Addressing session of the United Nations (UN) climate change conference in Doha, Qatar on December 5, Minister Pickersgill stated that without concerted action by the large industrialized countries, climate change will continue to be a major obstacle for many small island states, including Jamaica, in achieving development goals.
He said Jamaica has been severely affected by the changes in weather patterns caused by climate change, and since 2001, the country has lost an annual average of two per cent of gross domestic product (GDP) due to hurricanes, floods and droughts.
The cumulative cost of this damage and loss, he told the conference, was close to $120 billion, “money which could have been used more effectively to improve our education, health and infrastructure sectors.”
Minister Pickersgill also pointed to the need for capital support and technology transfer to help developing countries to adapt. He noted that while Jamaica and other small island states have been attempting to strengthen their capacity, “there are some impacts that are proving to be beyond our ability to adapt”.

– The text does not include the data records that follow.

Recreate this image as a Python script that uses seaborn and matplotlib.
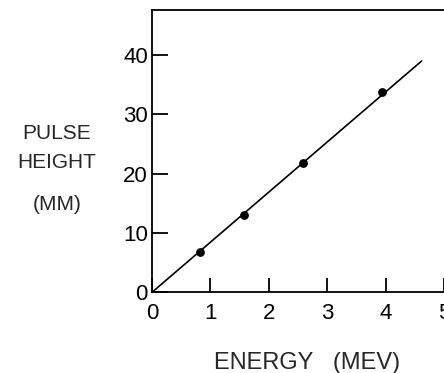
import matplotlib
matplotlib.use("Agg")
import matplotlib.pyplot as plt
import seaborn as sns
import pandas as pd

# Data
energy = [0.82, 1.58, 2.59, 3.94]
pulse_height = [6.85, 13.0, 21.75, 33.8]
fit_energy = [0.0, 4.61]
fit_height = [0.0, 39.0]
xtick_vals = [0, 1, 2, 3, 4, 5]
xtick_labels = ["0", "1", "2", "3", "4", "5"]
ytick_vals = [0, 10, 20, 30, 40]
ytick_labels = ["0", "10", "20", "30", "40"]
ylabel_lines = ["PULSE", "HEIGHT", "(MM)"]
xlabel_text = "ENERGY   (MEV)"

sns.set_style("ticks")
plt.rcParams['font.family'] = ['Liberation Sans', 'DejaVu Sans']

fig = plt.figure(figsize=(4.44, 3.73), dpi=100)
ax = fig.add_axes([152 / 444, (373 - 292.3) / 373, 310 / 444, (292.3 - 10) / 373])

pts = pd.DataFrame({"E": energy, "H": pulse_height})
fit = pd.DataFrame({"E": fit_energy, "H": fit_height})
sns.lineplot(data=fit, x="E", y="H", ax=ax, color="black", linewidth=1.2)
sns.scatterplot(data=pts, x="E", y="H", ax=ax, color="black", s=40,
                edgecolor="black", linewidth=0, zorder=3)

ax.set_xlim(0, 5.3)
ax.set_ylim(0, 47.6)
ax.set_xticks(xtick_vals)
ax.set_xticklabels(xtick_labels)
ax.set_yticks(ytick_vals)
ax.set_yticklabels(ytick_labels)
ax.tick_params(axis="x", direction="in", length=10, width=1.3, pad=8,
               labelsize=16, colors="black")
ax.tick_params(axis="y", direction="in", length=11.5, width=1.3, pad=3,
               labelsize=16, colors="black")
for s in ax.spines.values():
    s.set_linewidth(1.3)
    s.set_color("black")
ax.set_xlabel("")
ax.set_ylabel("")

for txt, yp in zip(ylabel_lines, [133.5, 162, 204]):
    fig.text(57 / 444, 1 - yp / 373, txt, ha="center", va="center", fontsize=15)
fig.text(307 / 444, 1 - 363 / 373, xlabel_text, ha="center", va="center", fontsize=17)

fig.savefig("out.png", dpi=100)
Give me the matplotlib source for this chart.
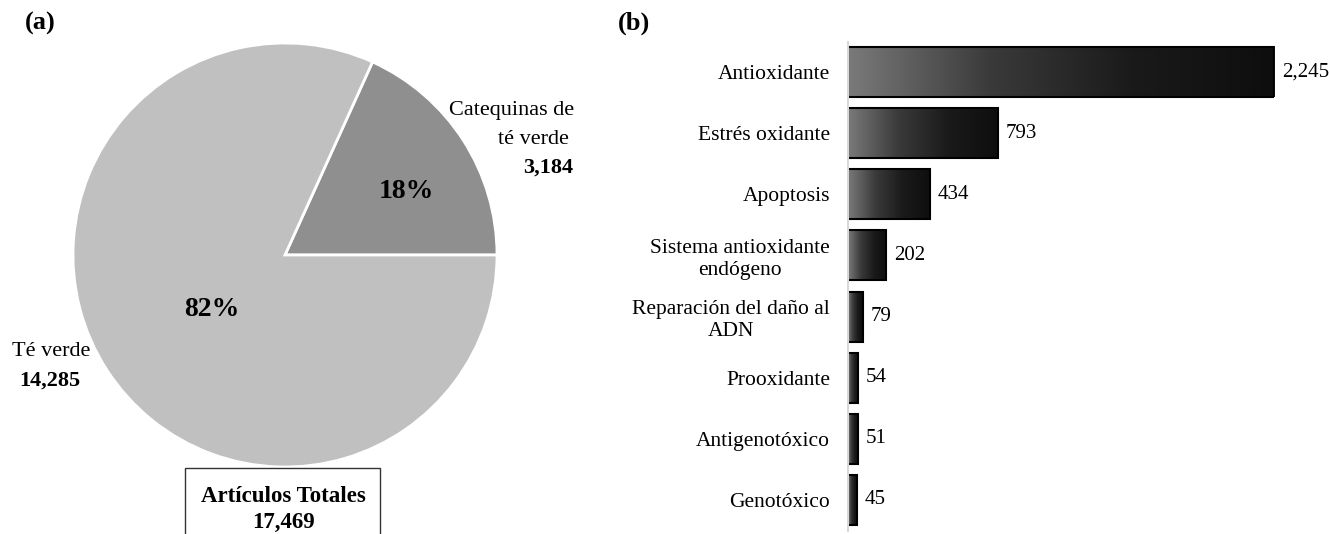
import numpy as np
import matplotlib.pyplot as plt
from matplotlib.colors import LinearSegmentedColormap
from matplotlib.patches import Rectangle

plt.rcParams['font.family'] = ['Liberation Serif', 'DejaVu Serif']

# datos
pie_labels = ['Catequinas de\nté verde', 'Té verde']
pie_values = [3184, 14285]
pie_pct = ['18%', '82%']
total = 17469

categorias = ['Antioxidante', 'Estrés oxidante', 'Apoptosis',
              'Sistema antioxidante\nendógeno', 'Reparación del daño al\nADN',
              'Prooxidante', 'Antigenotóxico', 'Genotóxico']
articulos = [2245, 793, 434, 202, 79, 54, 51, 45]

W, H = 1330, 534
fig = plt.figure(figsize=(W / 100, H / 100), dpi=100)

# (a) pie
R = 212
cx, cy = 285, H - 255
ax1 = fig.add_axes([(cx - R) / W, (cy - R) / H, 2 * R / W, 2 * R / H])
ax1.pie(pie_values, colors=['#8f8f8f', '#c0c0c0'], startangle=0, counterclock=True,
        wedgeprops=dict(edgecolor='white', linewidth=2))
ax1.set_xlim(-1, 1)
ax1.set_ylim(-1, 1)
ax1.set_aspect('auto')

def px(x, y):
    return x / W, 1 - y / H

fig.text(*px(406, 191), pie_pct[0], fontsize=20, fontweight='bold', ha='center', va='center')
fig.text(*px(212, 309), pie_pct[1], fontsize=20, fontweight='bold', ha='center', va='center')
fig.text(*px(574, 111), 'Catequinas de', fontsize=16, ha='right', va='center')
fig.text(*px(533, 140), 'té verde', fontsize=16, ha='center', va='center')
fig.text(*px(573, 168), f'{pie_values[0]:,}', fontsize=16, fontweight='bold', ha='right', va='center')
fig.text(*px(51, 352), pie_labels[1], fontsize=16, ha='center', va='center')
fig.text(*px(50, 381), f'{pie_values[1]:,}', fontsize=16, fontweight='bold', ha='center', va='center')

fig.patches.append(Rectangle(px(185, 540), 195 / W, 72 / H, transform=fig.transFigure,
                             facecolor='white', edgecolor='#333333', linewidth=1))
fig.text(*px(283, 496), 'Artículos Totales', fontsize=16.5, fontweight='bold', ha='center', va='center')
fig.text(*px(283, 522), f'{total:,}', fontsize=16.5, fontweight='bold', ha='center', va='center')

fig.text(*px(40, 23), '(a)', fontsize=19, fontweight='bold', ha='center', va='center')
fig.text(*px(634, 23), '(b)', fontsize=19, fontweight='bold', ha='center', va='center')

# (b) barras
left, right = 848, 1274
top, bottom = 41.5, 530.5
ax2 = fig.add_axes([left / W, (H - bottom) / H, (right - left) / W, (bottom - top) / H])
cmap = LinearSegmentedColormap.from_list('g', ['#7a7a7a', '#3a3a3a', '#1a1a1a', '#0e0e0e'])
grad = np.linspace(0, 1, 256).reshape(1, -1)
h = 0.82
for i, v in enumerate(articulos):
    ax2.imshow(grad, cmap=cmap, extent=(0, v, i + h / 2, i - h / 2), aspect='auto', zorder=2)
    ax2.add_patch(Rectangle((0, i - h / 2), v, h, facecolor='none', edgecolor='black',
                            linewidth=1.5, zorder=3))
    ax2.annotate(f'{v:,}', (v, i), xytext=(5.5, 0), textcoords='offset points',
                 fontsize=15, va='center', ha='left', annotation_clip=False)
ax2.set_xlim(0, 2245)
ax2.set_ylim(len(articulos) - 0.5, -0.5)
ax2.set_yticks(range(len(categorias)))
ax2.set_yticklabels(categorias, fontsize=15.5, linespacing=1.2, multialignment='center')
ax2.tick_params(axis='y', length=0, pad=13)
ax2.set_xticks([])
for s in ['top', 'right', 'bottom']:
    ax2.spines[s].set_visible(False)
ax2.spines['left'].set_color('#d9d9d9')
ax2.spines['left'].set_linewidth(1.5)
ax2.spines['left'].set_zorder(4)

fig.savefig('out.png', dpi=100)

“I highlight this, not only because of the actual loss and damage, but also because of the impact on our debt due to borrowing in order to finance the recovery and reconstruction,” he stated.
“We must be afforded the opportunity to develop our countries without increasing emissions and ensure that our development can take a more sustainable path. We will continue to do all that we can to conserve on our use of water and energy. But must lament the slow pace of progress in significantly reducing the cost of alternative energy sources,” the Minister stated.
United Nations Secretary-General, Ban Ki-moon, also spoke of the “growing crisis” of climate change and said “our actions need to match the scale of the challenge."
The conference, from Monday, November 26 to Friday, December 7, represents the 18th session of the Conference of the Parties to the United Nations Framework Convention on Climate Change (UNFCCC) and the 8th session of the Conference of the Parties serving as the Meeting of the Parties to the Kyoto ProtocolClimate Change Conference. It is being held at the Qatar National Convention Centre.
At the G8 Summit held in the Italian city of L’aquila in July, 2009 developed countries promised to cut greenhouse gas emission by 80 per cent on the basis of 1990 levels by 2050.
So far, 75 per cent of the greenhouse gas emission comes from developed countries, with developing countries accounting for 24 per cent of the developed countries’ level. The population of G8 bloc takes up 13 per cent of global population, but half of the heat-trapping gases come from these countries. In the past 20 years, the gap of greenhouse gases emission between the developed countries and developing nations has been widening instead of narrowing.